Minnie Driver plays the mom, who goes in for a check-up, full-term, and finds out that her baby's heart had stopped beating. The movie plays out all of the things we go through- everything "baby" that seems to be magnified and everywhere like babyshowers and pregnant women and newborns. It had the well-meaning but stupid comments, the depression, and just the constant reminders of what is missing.
There was a part in this movie that really hit the nail on the head. The part they got right was the part where she was about to give birth and you see her face. It was a face of deep, deep sorrow, but at the same time you could see a glimmer of excitement because she was about to hold him.
Then came the pictures. Oh, we had such similar pictures. Let me tell you, the faces, they haunt me. And we have pictures just like them.
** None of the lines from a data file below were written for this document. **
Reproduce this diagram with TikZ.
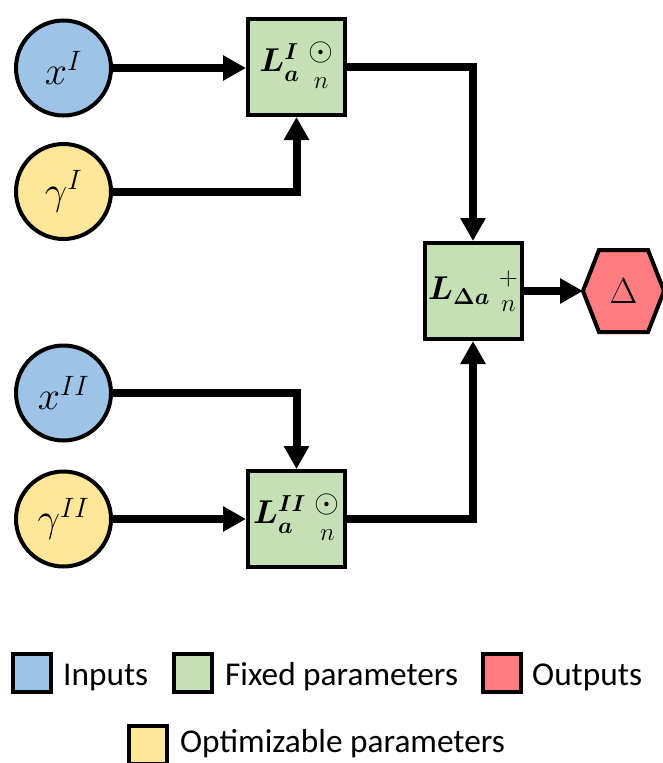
\documentclass[tikz,border=0pt]{standalone}
\usepackage{fix-cm}
\usepackage{amsmath}
\usepackage{fontspec}
\newfontfamily\legendfont{Carlito}
\usetikzlibrary{arrows.meta}
\definecolor{inblue}{HTML}{9DC3E6}
\definecolor{fixgreen}{HTML}{C5E0B4}
\definecolor{optyellow}{HTML}{FFE699}
\definecolor{outred}{HTML}{FF7C80}
\newcommand{\opstk}[4]{\raisebox{#3}{$\begin{array}{@{}c@{}}#1\\[#4]\mbox{\fontsize{25}{27}\selectfont$#2$}\end{array}$}}
\newcommand{\bigdot}{\mbox{\fontsize{32}{34}\selectfont$\odot$}}
\newcommand{\plussym}{\mbox{\fontsize{26}{28}\selectfont$+$}}
\begin{document}
\begin{tikzpicture}[x=1pt,y=-1pt,
  inp/.style={circle,draw,line width=4pt,fill=inblue,minimum size=95pt,inner sep=0pt,outer sep=2pt,font=\fontsize{40}{44}\selectfont},
  opt/.style={inp,fill=optyellow},
  fix/.style={rectangle,draw,line width=4pt,fill=fixgreen,minimum width=97pt,minimum height=96pt,inner sep=0pt,outer sep=2pt,font=\fontsize{33}{36}\selectfont},
  arr/.style={line width=8pt,-{Triangle[length=23pt,width=24pt]}},
  leg/.style={draw,line width=4pt,minimum size=38pt,inner sep=0pt},
  legtxt/.style={anchor=base west,inner sep=0pt,font=\legendfont\fontsize{33.3}{36}\selectfont}]
\useasboundingbox (0,0) rectangle (662,763);
% inputs / parameters
\node[inp] (xI) at (63.5,68) {$x^{I}$};
\node[opt] (gI) at (63.5,191.5) {$\gamma^{I}$};
\node[inp] (xII) at (63.5,393) {$x^{II}$};
\node[opt] (gII) at (63.5,519) {$\gamma^{II}$};
% fixed blocks
\node[fix] (LI) at (296.5,67) {$\boldsymbol{L^{I}_{a}}\;\opstk{\bigdot}{n}{-4pt}{-8pt}$};
\node[fix] (LD) at (473,291) {$\boldsymbol{L_{\Delta a}}\;\opstk{\plussym}{n}{0pt}{-10pt}$};
\node[fix] (LII) at (296.5,519) {$\boldsymbol{L^{II}_{a}}\;\opstk{\bigdot}{n}{-4pt}{-8pt}$};
% output hexagon
\path node[minimum width=77pt,minimum height=78pt,inner sep=0pt,outer sep=2pt] (out) at (623.5,291) {};
\filldraw[fill=outred,line width=4pt]
  (out.west) -- ([xshift=16pt]out.north west) -- ([xshift=-16pt]out.north east)
  -- (out.east) -- ([xshift=-16pt]out.south east) -- ([xshift=16pt]out.south west) -- cycle;
\node[font=\fontsize{36}{40}\selectfont] (outlbl) at (out) {$\Delta$};
% connectors
\draw[arr] (xI.east) -- (xI.east -| LI.west);
\draw[arr] (gI) -| (LI);
\draw[arr] (LI) -| (LD);
\draw[arr] (xII) -| (LII);
\draw[arr] (gII) -- (LII);
\draw[arr] (LII) -| (LD);
\draw[arr] (LD) -- (out);
% legend
\node[leg,fill=inblue] (kin) at (32,673) {};
\node[legtxt] (tin) at (63,685) {Inputs};
\node[leg,fill=fixgreen] (kfix) at (192.5,673) {};
\node[legtxt] (tfix) at (225,685) {Fixed parameters};
\node[leg,fill=outred] (kout) at (501.5,673) {};
\node[legtxt] (tout) at (532,685) {Outputs};
\node[leg,fill=optyellow] (kopt) at (148,745) {};
\node[legtxt] (topt) at (180,752) {Optimizable parameters};
\end{tikzpicture}
\end{document}
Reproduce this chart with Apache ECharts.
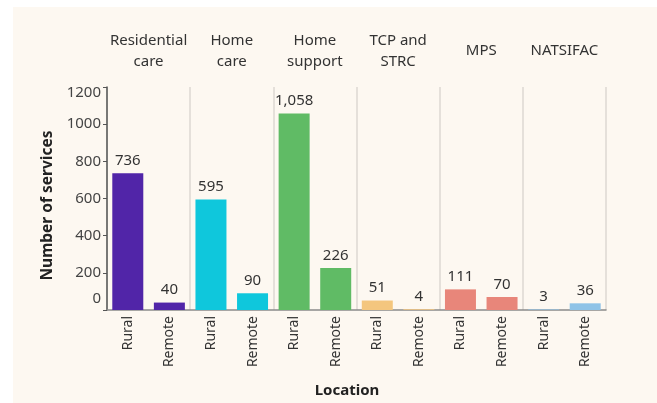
<!DOCTYPE html>
<html>
<head>
<meta charset="utf-8">
<script src="https://cdn.jsdelivr.net/npm/echarts@6/dist/echarts.min.js"></script>
<style>
  html, body { margin: 0; padding: 0; background: #ffffff; }
  #chart { position: absolute; left: 13px; top: 7px; width: 644px; height: 396px; background: #fdf8f1; }
</style>
</head>
<body>
<div id="chart"></div>
<script>
// service types across the top, two locations under each
var groups = ['Residential\ncare', 'Home\ncare', 'Home\nsupport', 'TCP and\nSTRC', 'MPS', 'NATSIFAC'];
var locations = ['Rural', 'Remote'];
var groupColors = ['#5125a8', '#0fc7dc', '#60bb65', '#f4c67e', '#e8867a', '#8fc3e7'];
var services = [736, 40, 595, 90, 1058, 226, 51, 4, 111, 70, 3, 36];
var yTicks = [0, 200, 400, 600, 800, 1000, 1200];

var font = 'Noto Sans';

// one category per group/location pair, name after '|' is what shows
var cats = [];
groups.forEach(function (g, gi) {
  locations.forEach(function (loc) {
    cats.push(gi + '|' + loc);
  });
});

var barData = services.map(function (v, i) {
  return {
    value: v,
    itemStyle: { color: groupColors[Math.floor(i / locations.length)] }
  };
});

var chart = echarts.init(document.getElementById('chart'));

chart.setOption({
  animation: false,
  textStyle: { fontFamily: font },
  grid: { left: 94, right: 51, top: 80, bottom: 91, containLabel: false },
  xAxis: [
    {
      type: 'category',
      data: cats,
      position: 'bottom',
      axisLine: { show: true, lineStyle: { color: '#8a8a8a', width: 1.5 } },
      axisTick: { show: false },
      axisLabel: {
        interval: 0,
        rotate: 90,
        margin: 6,
        fontSize: 14,
        color: '#333',
        fontFamily: font,
        formatter: function (v) { return v.split('|')[1]; }
      },
      name: 'Location',
      nameLocation: 'middle',
      nameGap: 73,
      nameTextStyle: { fontSize: 15, fontWeight: 'bold', color: '#222', fontFamily: font, padding: [0, 19, 0, 0] }
    },
    {
      type: 'category',
      data: groups,
      position: 'top',
      axisLine: { show: false },
      axisTick: { show: false },
      splitLine: { show: true, interval: 0, lineStyle: { color: '#dcd8d2', width: 1.5 } },
      axisLabel: {
        interval: 0,
        margin: 36,
        verticalAlign: 'middle',
        fontSize: 15,
        lineHeight: 21,
        color: '#333',
        fontFamily: font
      }
    }
  ],
  yAxis: {
    type: 'value',
    min: yTicks[0],
    max: yTicks[yTicks.length - 1],
    interval: 200,
    axisLine: { show: true, lineStyle: { color: '#555', width: 1.5 } },
    axisTick: { show: true, length: 4, lineStyle: { color: '#555' } },
    splitLine: { show: false },
    axisLabel: {
      margin: 6,
      fontSize: 15,
      color: '#444',
      fontFamily: font,
      formatter: function (v) {
        if (v === yTicks[0]) return '{lo|' + v + '}';
        if (v === yTicks[yTicks.length - 1]) return '{hi|' + v + '}';
        return String(v);
      },
      rich: {
        lo: { fontSize: 15, color: '#444', fontFamily: font, padding: [0, 0, 22, 0] },
        hi: { fontSize: 15, color: '#444', fontFamily: font, padding: [12, 0, 0, 0] }
      }
    },
    name: 'Number of services',
    nameLocation: 'middle',
    nameGap: 51,
    nameTextStyle: { fontSize: 15.5, fontWeight: 'bold', color: '#222', fontFamily: font, padding: [0, 14, 0, 0] }
  },
  series: [
    {
      type: 'bar',
      xAxisIndex: 0,
      data: barData,
      barWidth: 31,
      label: {
        show: true,
        position: 'top',
        distance: 5,
        fontSize: 15,
        color: '#333',
        fontFamily: font,
        formatter: function (p) { return p.value.toLocaleString('en-US'); }
      }
    }
  ]
});
</script>
</body>
</html>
So skeletal-like (is that even a word?), the sorrow just takes the flesh right off of the face. Deep, deep grief.
The whole movie had this tone. Sorrow. Depression. Emptiness. Life never got better for her. She even had a look of emptiness when she held her second child. Her wiggly, screaming, earthly child. I don't get it. And I don't want to. I don't want to be like that. Something huge was missing from her life. Christ.
I want to talk about my son. I want to look at those people in the eyes who make stupid comments and educate them, not tell them to f**k off. Although sometimes, yea, it takes a lot not to slap some people- haha totally kidding. Maybe.
I will be the parent that picks up her child every single time he cries, not because I don't know any better, but because I do know better. I know too much. The life of a baby is precious beyond words. The sound of my baby's cry will be the best sound in the world.
So no, Minnie Driver, it does get better. These babies are in heaven. We will spend eternity there with our Creator and our babies. That is something to have joy about. My heart is not empty because Jaxon is with Jesus. Don't get me wrong, I miss him so much. But my life is here with my husband right now. I will go to be with Jaxon one day, but until then, my sorrow can't bring him back. I will have children here on earth to love and care for and they deserve nothing less than a fully alive mother.
The length of my range in emotions has quadrupled since he passed. Yes, my heart knows deep, deep grief. But if there's only one thing I can acknowledge, it's that my heart is more full than it has been my entire life. I have more appreciation, more compassion, more hope, and more life. Thank you Jesus.
I am thankful that they made a movie to raise awareness of stillbirth. People do need to be aware of how often it does happen and learn how to be more sensitive to those who are experiencing it. But the movie disappointingly ended with emptiness. There needs to be a sequel about Jesus replenishing her empty soul with joy.